Maybe this miracle is due to the fantastic few hours I spent with a semi-estranged friend on Thursday. I think that time really helped me come face to face with all the issues I've been suppressing since coming back. I talk about the Middle East and my new direction every chance I get, I'm well aware of that. But rarely do I get to talk right down to the core of the trip, to those ideas and inklings and experiences and observations that burrowed under my skin like happy, soulful parasites. Smoking white grape shisha and making hummus and re-opening an old connection made my hidden heart feel real again, and I was grateful for that today as I acknowledged the new stage of separation that I am beginning. It is the stage during which the experience begins to feel like a dream in the way its big images fade away and all that is left is the emotional residue of its many small moments. Memories now become memories of memories, cousins of memories, but their fragmentation allows them access to the numerous tiny recesses of my mind that manage to touch every thought eventually.

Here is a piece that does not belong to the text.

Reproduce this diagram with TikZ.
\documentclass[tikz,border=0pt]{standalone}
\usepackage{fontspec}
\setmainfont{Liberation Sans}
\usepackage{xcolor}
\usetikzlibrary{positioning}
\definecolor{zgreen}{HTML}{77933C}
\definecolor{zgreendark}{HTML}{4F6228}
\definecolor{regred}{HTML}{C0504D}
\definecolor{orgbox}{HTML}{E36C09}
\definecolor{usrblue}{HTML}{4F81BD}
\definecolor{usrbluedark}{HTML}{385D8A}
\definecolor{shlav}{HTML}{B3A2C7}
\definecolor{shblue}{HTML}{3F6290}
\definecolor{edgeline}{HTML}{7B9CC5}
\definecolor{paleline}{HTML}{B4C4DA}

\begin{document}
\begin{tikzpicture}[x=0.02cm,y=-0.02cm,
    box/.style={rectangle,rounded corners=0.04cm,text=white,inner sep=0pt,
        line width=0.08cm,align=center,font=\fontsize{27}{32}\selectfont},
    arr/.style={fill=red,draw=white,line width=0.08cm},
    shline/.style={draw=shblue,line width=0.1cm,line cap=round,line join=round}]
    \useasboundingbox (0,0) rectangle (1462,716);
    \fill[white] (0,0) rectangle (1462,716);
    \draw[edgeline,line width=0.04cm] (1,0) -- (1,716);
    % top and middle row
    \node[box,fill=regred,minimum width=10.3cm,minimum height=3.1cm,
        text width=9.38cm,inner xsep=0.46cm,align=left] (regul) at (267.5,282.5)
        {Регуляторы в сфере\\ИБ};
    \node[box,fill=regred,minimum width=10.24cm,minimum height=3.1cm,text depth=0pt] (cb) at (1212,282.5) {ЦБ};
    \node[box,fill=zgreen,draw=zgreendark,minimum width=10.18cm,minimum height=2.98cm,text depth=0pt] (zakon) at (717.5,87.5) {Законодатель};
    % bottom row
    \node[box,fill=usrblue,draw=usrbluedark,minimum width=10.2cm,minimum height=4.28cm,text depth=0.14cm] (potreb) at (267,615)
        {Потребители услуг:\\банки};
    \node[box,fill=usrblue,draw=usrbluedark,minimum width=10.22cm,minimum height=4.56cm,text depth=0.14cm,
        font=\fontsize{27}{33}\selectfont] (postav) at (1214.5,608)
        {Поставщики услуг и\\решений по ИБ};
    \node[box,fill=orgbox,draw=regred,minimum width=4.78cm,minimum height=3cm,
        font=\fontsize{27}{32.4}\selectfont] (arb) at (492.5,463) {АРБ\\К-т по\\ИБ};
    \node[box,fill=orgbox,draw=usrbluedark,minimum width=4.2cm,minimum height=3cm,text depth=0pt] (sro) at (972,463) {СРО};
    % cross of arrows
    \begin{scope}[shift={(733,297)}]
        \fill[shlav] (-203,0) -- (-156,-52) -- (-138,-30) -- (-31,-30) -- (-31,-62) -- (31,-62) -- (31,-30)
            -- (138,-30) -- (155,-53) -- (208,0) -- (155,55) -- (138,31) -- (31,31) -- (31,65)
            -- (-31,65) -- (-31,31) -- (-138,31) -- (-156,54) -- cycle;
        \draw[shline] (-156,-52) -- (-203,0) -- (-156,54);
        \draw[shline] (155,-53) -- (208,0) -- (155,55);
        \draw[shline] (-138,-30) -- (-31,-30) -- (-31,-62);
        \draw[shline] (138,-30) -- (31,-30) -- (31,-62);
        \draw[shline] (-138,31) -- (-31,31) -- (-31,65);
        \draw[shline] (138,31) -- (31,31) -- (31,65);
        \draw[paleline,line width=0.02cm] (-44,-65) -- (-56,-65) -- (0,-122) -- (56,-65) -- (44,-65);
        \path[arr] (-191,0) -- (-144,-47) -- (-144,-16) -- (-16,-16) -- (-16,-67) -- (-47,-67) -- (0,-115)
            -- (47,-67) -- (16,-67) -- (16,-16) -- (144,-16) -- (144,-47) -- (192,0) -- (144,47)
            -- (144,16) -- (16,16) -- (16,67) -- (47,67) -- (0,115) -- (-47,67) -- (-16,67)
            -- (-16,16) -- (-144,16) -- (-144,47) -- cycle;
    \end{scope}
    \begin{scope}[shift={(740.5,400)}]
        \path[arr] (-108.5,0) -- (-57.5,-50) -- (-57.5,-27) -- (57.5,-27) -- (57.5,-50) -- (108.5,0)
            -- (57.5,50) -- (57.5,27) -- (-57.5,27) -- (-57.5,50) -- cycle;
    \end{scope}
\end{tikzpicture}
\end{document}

Then the memories are like cousins not in the Western sense of the word (don't marry these unless you're royalty, but cultivate awkward, ill-defined friendships with them instead), but in its Middle Eastern sense (these can be found anywhere, in anyone you grow to love in any way).

And so that is how I explain why I cried today while watching what critics called "the feel-good movie of the year". Everything, absolutely everything, comes back to my desperate yearning for that something I cannot possibly name in that place that bears so many names.